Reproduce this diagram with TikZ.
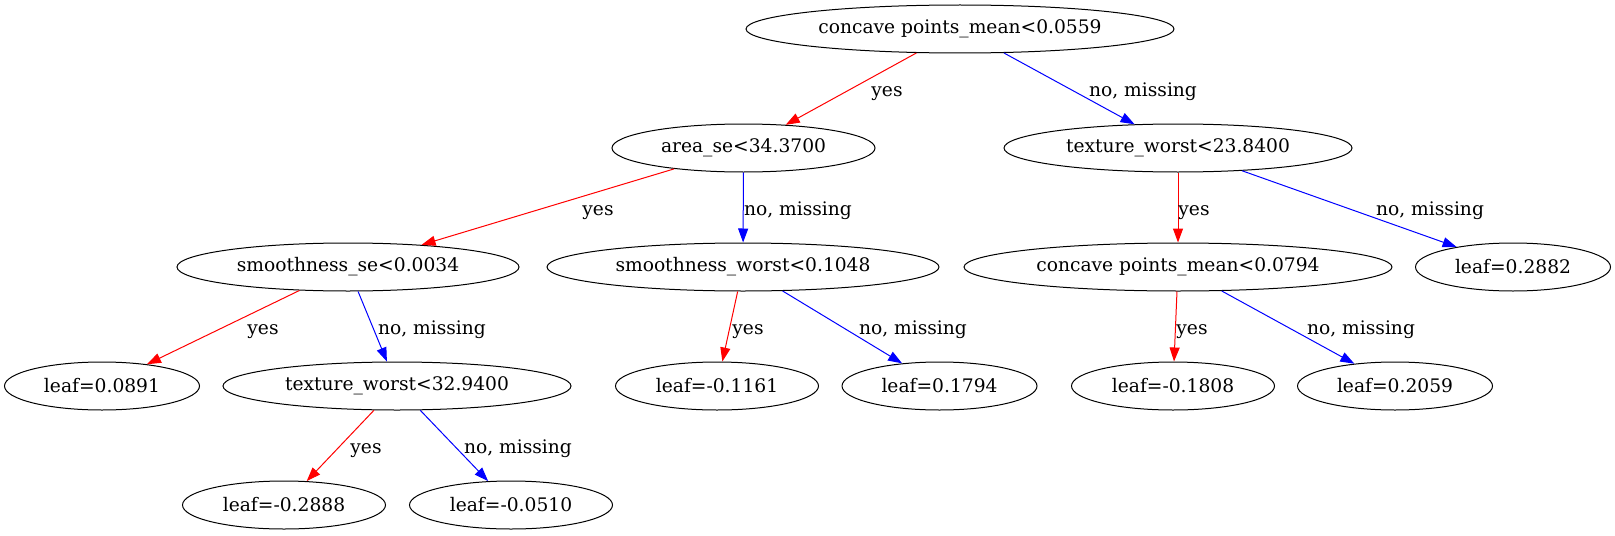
\documentclass[tikz,border=0pt]{standalone}
\usepackage{fontspec}
\setmainfont{DejaVu Serif}
\usetikzlibrary{shapes.geometric,arrows.meta}

\begin{document}
\begin{tikzpicture}[x=0.75pt,y=-0.75pt,
  treenode/.style={draw=black,ellipse,line width=0.75pt,inner sep=0pt,
    minimum height=36pt,font=\fontsize{14pt}{17pt}\selectfont},
  leafpos/.style={treenode,minimum width=146.25pt},
  leafneg/.style={treenode,minimum width=152.25pt},
  yesedge/.style={draw=red,line width=0.75pt,-{Triangle[length=10.5pt,width=7.5pt]}},
  noedge/.style={draw=blue,line width=0.75pt,-{Triangle[length=10.5pt,width=7.5pt]}},
  edgelabel/.style={anchor=base,inner sep=0pt,font=\fontsize{14pt}{17pt}\selectfont}]
\path[use as bounding box,fill=white] (0,0) rectangle (1615,535);

% splits
\node[treenode,minimum width=321pt] (root) at (960,29) {concave points\_mean<0.0559};
\node[treenode,minimum width=197.25pt] (area) at (743.5,148) {area\_se<34.3700};
\node[treenode,minimum width=261pt] (texwa) at (1178,148) {texture\_worst<23.8400};
\node[treenode,minimum width=256.5pt] (smse) at (348,267) {smoothness\_se<0.0034};
\node[treenode,minimum width=294pt] (smworst) at (743,267) {smoothness\_worst<0.1048};
\node[treenode,minimum width=321pt] (cpmean) at (1178,267) {concave points\_mean<0.0794};
\node[treenode,minimum width=261pt] (texwb) at (397,386) {texture\_worst<32.9400};

% leaves
\node[leafpos] (leafa) at (1513,267) {leaf=0.2882};
\node[leafpos] (leafb) at (102,386) {leaf=0.0891};
\node[leafneg] (leafc) at (717,386) {leaf=-0.1161};
\node[leafpos] (leafd) at (939.5,386) {leaf=0.1794};
\node[leafneg] (leafe) at (1173,386) {leaf=-0.1808};
\node[leafpos] (leaff) at (1395,386) {leaf=0.2059};
\node[leafneg] (leafg) at (284,505) {leaf=-0.2888};
\node[leafneg] (leafh) at (511,505) {leaf=-0.0510};

% edges
\draw[yesedge] (root) -- (area);
\draw[noedge] (root) -- (texwa);
\draw[yesedge] (area) -- (smse);
\draw[noedge] (area) -- (smworst);
\draw[yesedge] (texwa) -- (cpmean);
\draw[noedge] (texwa) -- (leafa);
\draw[yesedge] (smse) -- (leafb);
\draw[noedge] (smse) -- (texwb);
\draw[yesedge] (smworst) -- (leafc);
\draw[noedge] (smworst) -- (leafd);
\draw[yesedge] (cpmean) -- (leafe);
\draw[noedge] (cpmean) -- (leaff);
\draw[yesedge] (texwb) -- (leafg);
\draw[noedge] (texwb) -- (leafh);

% edge labels
\node[edgelabel] (lyesa) at (887,96) {yes};
\node[edgelabel] (lnoa) at (1143,96) {no, missing};
\node[edgelabel] (lyesb) at (598,215) {yes};
\node[edgelabel] (lnob) at (798,215) {no, missing};
\node[edgelabel] (lyesc) at (1194,215) {yes};
\node[edgelabel] (lnoc) at (1430,215) {no, missing};
\node[edgelabel] (lyesd) at (263,334) {yes};
\node[edgelabel] (lnod) at (432,334) {no, missing};
\node[edgelabel] (lyese) at (748,334) {yes};
\node[edgelabel] (lnoe) at (913,334) {no, missing};
\node[edgelabel] (lyesf) at (1192,334) {yes};
\node[edgelabel] (lnof) at (1361,334) {no, missing};
\node[edgelabel] (lyesg) at (366,453) {yes};
\node[edgelabel] (lnog) at (518,453) {no, missing};
\end{tikzpicture}
\end{document}
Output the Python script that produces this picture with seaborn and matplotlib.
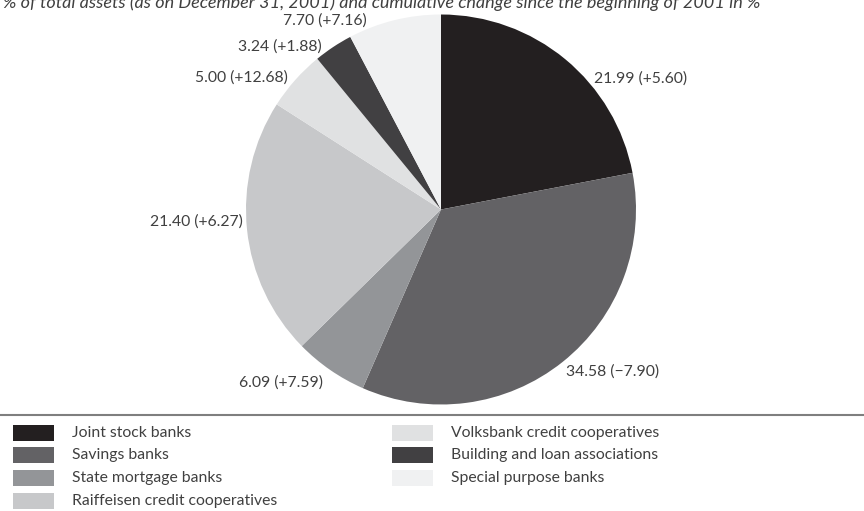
import matplotlib
matplotlib.use("Agg")
import matplotlib.pyplot as plt
from matplotlib.patches import Rectangle
from matplotlib.lines import Line2D
import seaborn as sns

# ---- data ----
categories = ["Joint stock banks", "Savings banks", "State mortgage banks",
              "Raiffeisen credit cooperatives", "Volksbank credit cooperatives",
              "Building and loan associations", "Special purpose banks"]
shares = [21.99, 34.58, 6.09, 21.40, 5.00, 3.24, 7.70]
changes = ["+5.60", "\u22127.90", "+7.59", "+6.27", "+12.68", "+1.88", "+7.16"]
title = "% of total assets (as on December 31, 2001) and cumulative change since the beginning of 2001 in %"

# ---- style ----
colors = ["#231f20", "#636265", "#939598", "#c7c8ca", "#e0e1e2", "#414042", "#f0f1f2"]
# label anchor positions (pie data units) and alignment
label_pos = [(0.785, 0.674, "left"), (0.641, -0.833, "left"), (-0.605, -0.885, "right"),
             (-1.015, -0.064, "right"), (-0.785, 0.679, "right"), (-0.610, 0.838, "right"),
             (-0.379, 0.967, "right")]

sns.set_theme(style="white")
plt.rcParams["font.family"] = ["Lato", "DejaVu Sans"]
txt_color = "#404040"
FS = 11.3

W, H = 864, 511
fig = plt.figure(figsize=(W / 100, H / 100), dpi=100)

cx, cy, R = 441, 209.5, 195
ax = fig.add_axes([(cx - R) / W, 1 - (cy + R) / H, 2 * R / W, 2 * R / H])
ax.pie(shares, colors=colors, startangle=90, counterclock=False, radius=1,
       wedgeprops=dict(linewidth=0))
ax.set_xlim(-1, 1)
ax.set_ylim(-1, 1)
ax.set_aspect("equal")
ax.axis("off")

for (x, y, ha), s, c in zip(label_pos, shares, changes):
    ax.text(x, y, f"{s:.2f} ({c})", ha=ha, va="center", fontsize=FS,
            color=txt_color, clip_on=False)

# title (partially clipped at the top like the reference)
fig.text(3 / W, 1 - 8 / H, title, ha="left", va="baseline", fontsize=13,
         style="italic", color=txt_color)

# separator line
fig.add_artist(Line2D([0, 1], [1 - 415 / H, 1 - 415 / H], transform=fig.transFigure,
                      color="#7f7f7f", linewidth=1.5))

# legend (manual, two columns)
col_x = [13, 392]
row_y = [433, 455, 477.5, 500.5]
per_col = 4
for i, (cat, col) in enumerate(zip(categories, colors)):
    c = i // per_col
    r = i % per_col
    x0 = col_x[c]
    yc = row_y[r]
    fig.add_artist(Rectangle((x0 / W, 1 - (yc + 8) / H), 41 / W, 16 / H,
                             transform=fig.transFigure, facecolor=col, edgecolor="none"))
    fig.text((x0 + 59) / W, 1 - yc / H, cat, ha="left", va="center",
             fontsize=FS, color=txt_color)

fig.savefig("out.png", dpi=100)
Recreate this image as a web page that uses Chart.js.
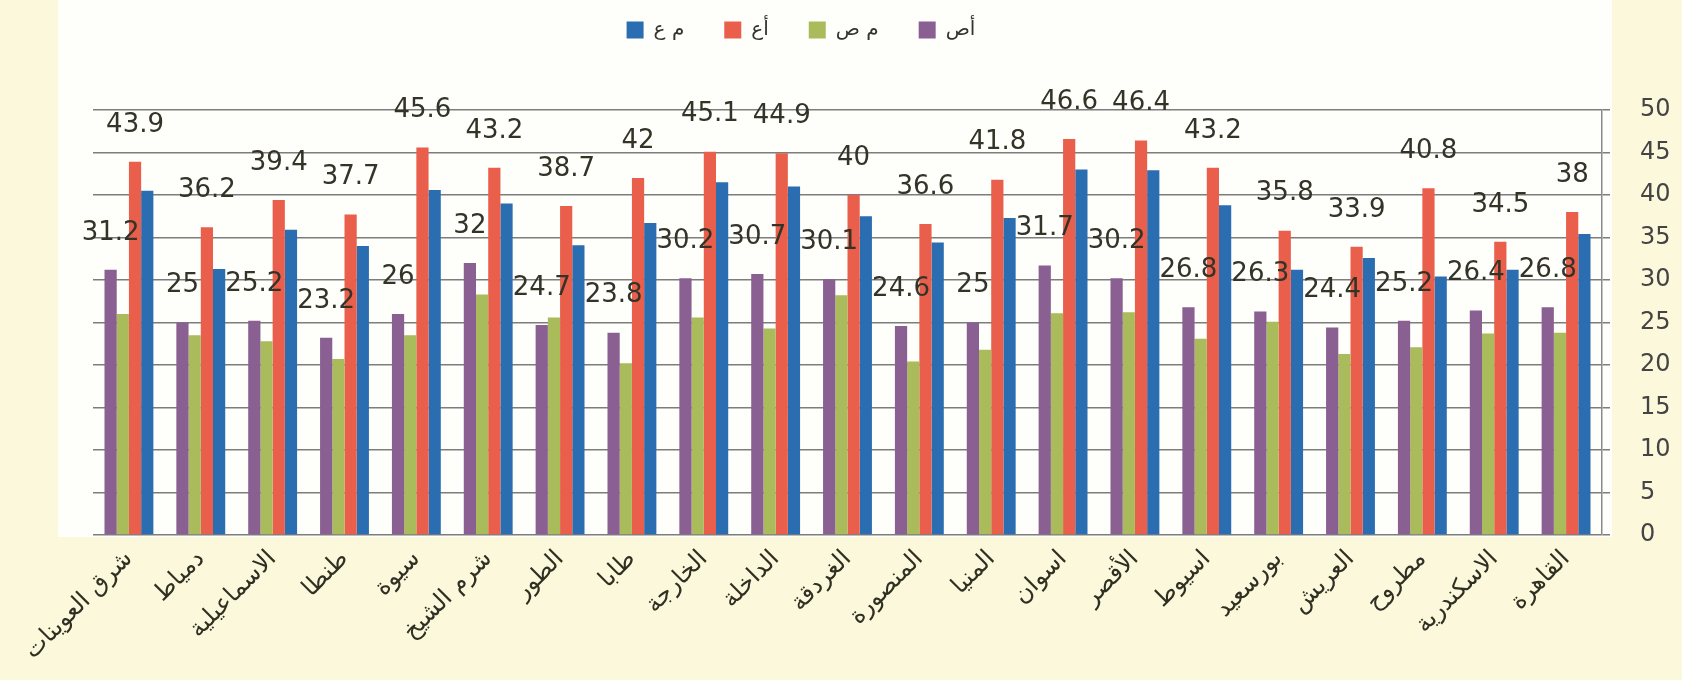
<!DOCTYPE html>
<html lang="ar">
<head>
<meta charset="utf-8">
<title>Chart</title>
<script src="https://cdn.jsdelivr.net/npm/chart.js@4.4.1/dist/chart.umd.min.js"></script>
<style>
  html, body { margin: 0; padding: 0; background: #fbf8dc; overflow: hidden; }
  #wrap { width: 1682px; height: 680px; position: relative; }
</style>
</head>
<body>
<div id="wrap"><canvas id="stationChart"></canvas></div>
<script>
// categories, left to right as in the picture
const stations = [
  'شرق العوينات', 'دمياط', 'الاسماعيلية', 'طنطا', 'سيوة', 'شرم الشيخ', 'الطور',
  'طابا', 'الخارجة', 'الداخلة', 'الغردقة', 'المنصورة', 'المنيا', 'اسوان',
  'الأقصر', 'اسيوط', 'بورسعيد', 'العريش', 'مطروح', 'الاسكندرية', 'القاهرة'
];

// series (names as in the legend)
const seriesNames = ['أص', 'م ص', 'أع', 'م ع'];

const aSad = [31.2, 25, 25.2, 23.2, 26, 32, 24.7, 23.8, 30.2, 30.7, 30.1, 24.6, 25, 31.7, 30.2, 26.8, 26.3, 24.4, 25.2, 26.4, 26.8];
const mSad = [26.0, 23.5, 22.8, 20.7, 23.5, 28.3, 25.6, 20.2, 25.6, 24.3, 28.2, 20.4, 21.8, 26.1, 26.2, 23.1, 25.1, 21.3, 22.1, 23.7, 23.8];
const aAin = [43.9, 36.2, 39.4, 37.7, 45.6, 43.2, 38.7, 42, 45.1, 44.9, 40, 36.6, 41.8, 46.6, 46.4, 43.2, 35.8, 33.9, 40.8, 34.5, 38];
const mAin = [40.5, 31.3, 35.9, 34.0, 40.6, 39.0, 34.1, 36.7, 41.5, 41.0, 37.5, 34.4, 37.3, 43.0, 42.9, 38.8, 31.2, 32.6, 30.4, 31.2, 35.4];

// y axis ticks
const yMin = 0;
const yMax = 50;
const yStep = 5;

const colors = ['#8a5f92', '#a9bb5a', '#ea5f4b', '#2a6db0'];

// only these series carry value labels in the original
const labelledSeries = [0, 2];

// paper-ish background, whiter behind the plot
const backgroundPlugin = {
  id: 'paper',
  beforeDraw(chart) {
    const { ctx, chartArea } = chart;
    ctx.save();
    ctx.fillStyle = '#fbf8dc';
    ctx.fillRect(0, 0, chart.width, chart.height);
    ctx.fillStyle = '#fefefb';
    ctx.fillRect(chartArea.left - 35, 0, chartArea.right - chartArea.left + 45, chartArea.bottom + 2);
    ctx.restore();
  }
};

// legend: sit high and a little left of centre, with a gap below it
const legendPlacer = {
  id: 'legendPlacer',
  beforeInit(chart) {
    const legend = chart.legend;
    const fit = legend.fit;
    legend.fit = function() {
      fit.call(this);
      this.height = 110;
    };
    const draw = legend.draw;
    legend.draw = function() {
      const saved = [this.left, this.right, this.top];
      this.left = 0;
      this.right = chart.width - 80;
      this.top = -20;
      draw.call(this);
      [this.left, this.right, this.top] = saved;
    };
  }
};

// value labels floating above the bars
const valueLabels = {
  id: 'valueLabels',
  afterDatasetsDraw(chart) {
    const ctx = chart.ctx;
    ctx.save();
    ctx.font = '26px "DejaVu Sans", sans-serif';
    ctx.fillStyle = '#333328';
    ctx.textAlign = 'center';
    ctx.textBaseline = 'bottom';
    labelledSeries.forEach(i => {
      const meta = chart.getDatasetMeta(i);
      meta.data.forEach((bar, j) => {
        ctx.fillText(String(chart.data.datasets[i].data[j]), bar.x, bar.y - 24);
      });
    });
    ctx.restore();
  }
};

const datasets = [aSad, mSad, aAin, mAin].map((values, i) => ({
  label: seriesNames[i],
  data: values,
  backgroundColor: colors[i],
  borderWidth: 0,
  barPercentage: 1.0,
  categoryPercentage: 0.68
}));

const ctx = document.getElementById('stationChart').getContext('2d');
new Chart(ctx, {
  type: 'bar',
  data: { labels: stations, datasets: datasets },
  plugins: [backgroundPlugin, legendPlacer, valueLabels],
  options: {
    responsive: true,
    maintainAspectRatio: false,
    animation: false,
    layout: { padding: { top: 0, left: 93, right: 0, bottom: 0 } },
    plugins: {
      tooltip: { enabled: false },
      legend: {
        position: 'top',
        reverse: true,
        labels: {
          font: { family: '"DejaVu Sans", sans-serif', size: 20 },
          color: '#333',
          boxWidth: 17,
          boxHeight: 17,
          padding: 40
        }
      }
    },
    scales: {
      x: {
        grid: { display: false },
        border: { display: false },
        afterFit(scale) { scale.height = 145; },
        ticks: {
          minRotation: 45,
          maxRotation: 45,
          autoSkip: false,
          padding: 2,
          color: '#2f2f22',
          font: { family: '"DejaVu Sans", sans-serif', size: 24 }
        }
      },
      y: {
        position: 'right',
        min: yMin,
        max: yMax,
        afterFit(scale) { scale.width = 80; },
        border: { display: true, color: '#8a8a8a', width: 1.5 },
        grid: { color: '#7d7d7d', lineWidth: 1.5, tickLength: 8 },
        ticks: {
          stepSize: yStep,
          padding: 30,
          color: '#444',
          font: { family: '"DejaVu Sans", sans-serif', size: 24 }
        }
      }
    }
  }
});
</script>
</body>
</html>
==========
▶ **To do**
Examine the entries and report how many of their lines contain the string "that", giving no more than the number.

▶ **Final result**
2